Al di là della responsabilità contabile, ancora da accertare, dei due professori dell’ateneo Magna Graecia destinatari di un provvedimento di sequestro di beni per 1,3 milioni di euro per aver svolto nell’arco di sei anni - questa l’accusa - attività extra accademiche incompatibili con lo status di docente universitario a tempo pieno, la vicenda suscita un interrogativo “a priori” e - bisticcio di parole a parte - prioritario.
Quello se esista o meno un’attività di controllo, da parte dell’Ateneo, volta ad evitare il verificarsi di situazioni che, se confermate all’esito del procedimento aperto dalla Corte dei Conti, possono arrecare un grave danno all’immagine di un ateneo “giovane” e dall’appeal non ancora consolidato come l’Umg di Catanzaro.
«Il controllo esiste e c’è a prescindere, ma certo non si possono seguire tutti i docenti. Non abbiamo una military police che fa pedinamenti, non esiste una struttura del genere in nessuna pubblica amministrazione... », afferma il direttore generale dell’Università, Roberto Sigilli, che pur non essendo il vertice istituzionale dell’Ateneo, che è il Rettore, ha piena contezza della macchina amministrativa.
Certo l’atmosfera al Campus di Germaneto è tesa.
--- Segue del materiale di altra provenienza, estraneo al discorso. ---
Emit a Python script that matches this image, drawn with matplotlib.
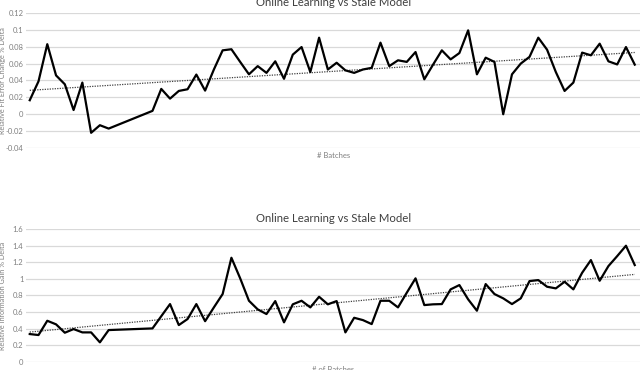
import matplotlib.pyplot as plt
import numpy as np

# batch numbers 11-14 are missing in both series (line just connects across)
batches = list(range(1, 11)) + list(range(15, 71))

fit_error_delta = [0.0166, 0.039, 0.083, 0.046, 0.0355, 0.005, 0.0375, -0.022, -0.013, -0.017,
                   0.004, 0.030, 0.0185, 0.0276, 0.0296, 0.047, 0.028, 0.053, 0.0757, 0.077,
                   0.062, 0.0473, 0.057, 0.049, 0.0627, 0.042, 0.0706, 0.0796, 0.050, 0.0907,
                   0.053, 0.061, 0.052, 0.049, 0.053, 0.055, 0.0848, 0.057, 0.0639, 0.062,
                   0.0737, 0.0414, 0.0588, 0.0757, 0.065, 0.0725, 0.0994, 0.0473, 0.067, 0.062,
                   0.0, 0.0473, 0.06, 0.068, 0.0907, 0.0765, 0.050, 0.0276, 0.0375, 0.073,
                   0.0698, 0.0836, 0.0627, 0.059, 0.0796, 0.0588]

info_gain_delta = [0.335, 0.323, 0.495, 0.452, 0.351, 0.395, 0.355, 0.355, 0.235, 0.383,
                   0.403, 0.55, 0.696, 0.443, 0.516, 0.696, 0.49, 0.656, 0.817, 1.254,
                   1.006, 0.736, 0.632, 0.576, 0.732, 0.476, 0.693, 0.736, 0.656, 0.784,
                   0.693, 0.732, 0.355, 0.531, 0.503, 0.455, 0.736, 0.736, 0.656, 0.833,
                   1.006, 0.684, 0.693, 0.696, 0.873, 0.925, 0.753, 0.616, 0.937, 0.817,
                   0.765, 0.696, 0.765, 0.973, 0.985, 0.905, 0.885, 0.965, 0.873, 1.073,
                   1.226, 0.977, 1.154, 1.274, 1.399, 1.166]

top_ticks = [-0.04, -0.02, 0, 0.02, 0.04, 0.06, 0.08, 0.1, 0.12]
top_labels = ["-0.04", "-0.02", "0", "0.02", "0.04", "0.06", "0.08", "0.1", "0.12"]
bot_ticks = [0, 0.2, 0.4, 0.6, 0.8, 1.0, 1.2, 1.4, 1.6]
bot_labels = ["0", "0.2", "0.4", "0.6", "0.8", "1", "1.2", "1.4", "1.6"]

plt.rcParams['font.family'] = ['Lato', 'DejaVu Sans']

fig = plt.figure(figsize=(6.4, 3.7), dpi=100)
ax1 = fig.add_axes([0.041, 0.60, 0.959, 0.365])
ax2 = fig.add_axes([0.041, 0.022, 0.959, 0.359])

def draw(ax, y, ticks, labels, title, xlabel, ylabel):
    x = np.array(batches)
    y = np.array(y)
    ax.plot(x, y, color='black', lw=1.6, zorder=3)
    k, b = np.polyfit(x, y, 1)
    xs = np.array([x[0], x[-1]])
    ax.plot(xs, k * xs + b, color='#404040', lw=0.9, ls=(0, (1, 1)), zorder=2)
    ax.set_xlim(0.6, 70.6)
    ax.set_ylim(ticks[0], ticks[-1])
    ax.set_yticks(ticks)
    ax.set_yticklabels(labels)
    ax.set_xticks([])
    ax.grid(axis='y', color='#d9d9d9', lw=0.9)
    ax.set_axisbelow(True)
    for s in ax.spines.values():
        s.set_visible(False)
    ax.tick_params(axis='y', length=0, labelsize=5.5, labelcolor='#7f7f7f', pad=2)
    ax.set_title(title, fontsize=8.2, color='#404040', pad=5)
    ax.set_xlabel(xlabel, fontsize=5.5, color='#7f7f7f', labelpad=3)
    ax.set_ylabel(ylabel, fontsize=5.2, color='#7f7f7f')
    ax.yaxis.set_label_coords(-0.033, 0.5)

draw(ax1, fit_error_delta, top_ticks, top_labels, "Online Learning vs Stale Model",
     "# Batches", "Relative Fit Error Change % Delta")
draw(ax2, info_gain_delta, bot_ticks, bot_labels, "Online Learning vs Stale Model",
     "# of Batches", "Relative Information Gain % Delta")

fig.savefig("out.png", dpi=100)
Bocche cucite e cellulari irraggiungibili. Blindatura sui nomi dei professori oggetto del provvedimento cautelare, anche se filtrano le illazioni. Una copertura destinata a cadere se il procedimento andrà avanti, concedendo peraltro ai soggetti coinvolti tutte le garanzie di legge per dimostrare l’eventuale estraneità alle accuse ipotizzate dalla Procura regionale della Corte dei Conti.
È attesa per la prima settimana di febbraio l’udienza che dovrà convalidare o meno il sequestro effettuato dagli uomini della Guardia di finanza nei confronti di due docenti dell’Università Magna Graecia finiti nel mirino della Procura della Corte dei conti per aver svolto attività extra-professionali in violazione della legge.